Doubt anybody has read this far.  I’m having the rage thing today so I’m writing here to talk myself down from it.  I was the most complacent kid in the world and I know for sure that my problems with rage are connected with the divorce.  As the kid I had to hold it in.  Probably there is more awareness now than when I was a kid as far as parenting goes.  I hope so.  When I read the comments from the parents on this blog I sort of think that nothing’s changed, the problem is just more widespread because people like me grow up and grew old and had no voice for what happened to us before we had words for it.

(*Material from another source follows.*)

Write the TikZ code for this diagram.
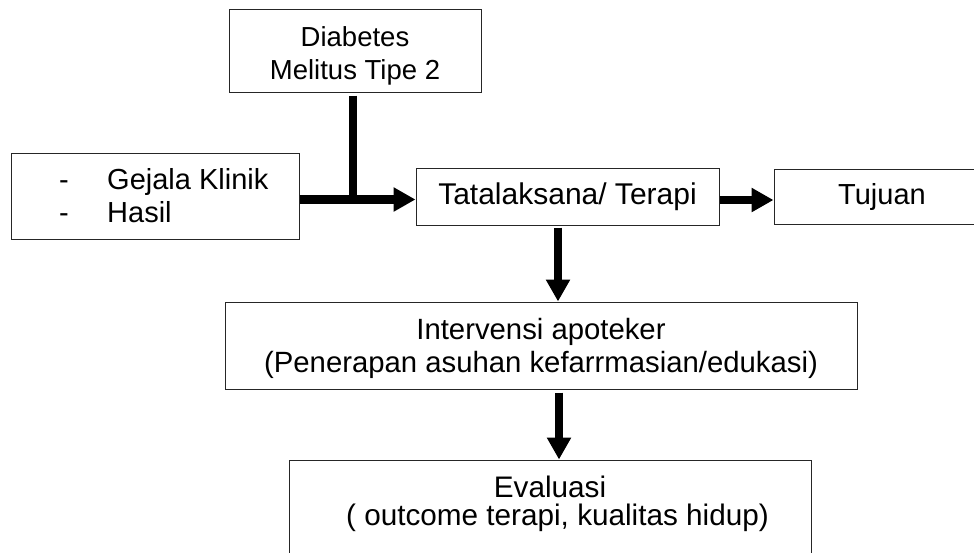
\documentclass[tikz,border=0pt]{standalone}
\usepackage{fontspec}
\setmainfont{Liberation Sans}
\usetikzlibrary{arrows.meta}
\tikzset{
    box/.style={draw=black!85, line width=1pt, inner sep=0pt, align=center, font=\fontsize{29}{33}\selectfont},
    conn/.style={line width=8.5pt},
    arr/.style={conn, -{Triangle[width=23pt,length=22pt]}},
}
\begin{document}
\begin{tikzpicture}[x=1pt,y=-1pt]
    \useasboundingbox (0,0) rectangle (974,552);
    \node[box, minimum width=252pt, minimum height=83pt, font=\fontsize{27.5}{33}\selectfont] (dm) at (355,50.5) {\rule{0pt}{31pt}Diabetes\\Melitus Tipe 2};
    \node[box, minimum width=288pt, minimum height=86pt] (gejala) at (155,196) {};
    \node[anchor=west, align=left, inner sep=0pt, font=\fontsize{29}{33}\selectfont] (gejalatext) at (59,196) {\makebox[48pt][l]{-}Gejala Klinik\\\makebox[48pt][l]{-}Hasil};
    \node[box, minimum width=303pt, minimum height=57pt, font=\fontsize{30}{33}\selectfont] (tata) at (567.5,196.5) {Tatalaksana/ Terapi};
    \node[box, minimum width=216pt, minimum height=55pt] (tujuan) at (882,196.5) {Tujuan};
    \node[box, minimum width=632pt, minimum height=87pt, font=\fontsize{29.3}{33}\selectfont] (interv) at (541,345.5) {\rule{0pt}{27pt}Intervensi apoteker\\(Penerapan asuhan kefarrmasian/edukasi)};
    \node[box, minimum width=522pt, minimum height=100pt, font=\fontsize{29.7}{33}\selectfont] (eval) at (550,510) {Evaluasi\\[-5pt]\hspace*{15pt}( outcome terapi, kualitas hidup)\rule[-19pt]{0pt}{19pt}};
    % connectors
    \coordinate (join) at (353,199.5);
    \draw[conn] ([xshift=-2pt,yshift=-3pt]dm.south) -- ([yshift=-4.25pt]join);
    \draw[arr] (gejala.east |- join) -- (tata.west |- join);
    \draw[arr] ([yshift=-3.5pt]tata.east) -- ([yshift=-3.5pt]tata.east -| tujuan.west);
    \draw[arr] ([xshift=-9.5pt,yshift=-2pt]tata.south) -- ([xshift=-9.5pt]tata.south |- interv.north);
    \draw[arr] ([xshift=18pt,yshift=-3pt]interv.south) -- ([xshift=18pt]interv.south |- eval.north);
\end{tikzpicture}
\end{document}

Brilliant College Lecture About Marital Discord
December 16, 2009, 4:20 am
Filed under: Uncategorized

I’ve just discovered the website AcademicEarth.org which is offering video lectures from the best colleges.  The link is one called “Marital Discord.”  It’s a psychology lecture from UCLA.  I flunked my way up the California Coast, jumping from college to college and changing majors I think about 3 or 4 times.  UCLA was my first college so I have a special place in my heart for it.  As a matter of fact, that’s where I went for my first counseling session on my own.  The shrink was a divorced woman who had one son.  Everything about her seemed to be bursting at the seams.  Her clothes were too tight.  The roots in her hair were always a quarter inch too long.  Her fake fingernails were painted bright red and had grown out from her cuticles by about an 1/8″.  She never looked me in the eye; just kept her face pointed down at her clipboard or aimed her eyes at the wall over my head.  I was there to ask her about relationship fears.  Mostly I was trying to decide whether to sleep with my boyfriend.  I didn’t really want to.  Of course, I couldn’t have told her about anything about how my parents had behaved in relationships.  My Step-Mother breaking up my family for the money.  My Mother learning how to be a Call Girl from someone she met in the Mental Hospital after her 3d suicide attempt.  My Father retreating from it all like a big, helpless blob.  The shrink said that generally people make worse mistakes in life by doing nothing.  She didn’t give a second thought to whether one would follow one’s heart I guess.  How much in life should one follow one’s heart, and how much should one restrain one’s heart and needs?

Haven’t watched the lecture, by the way.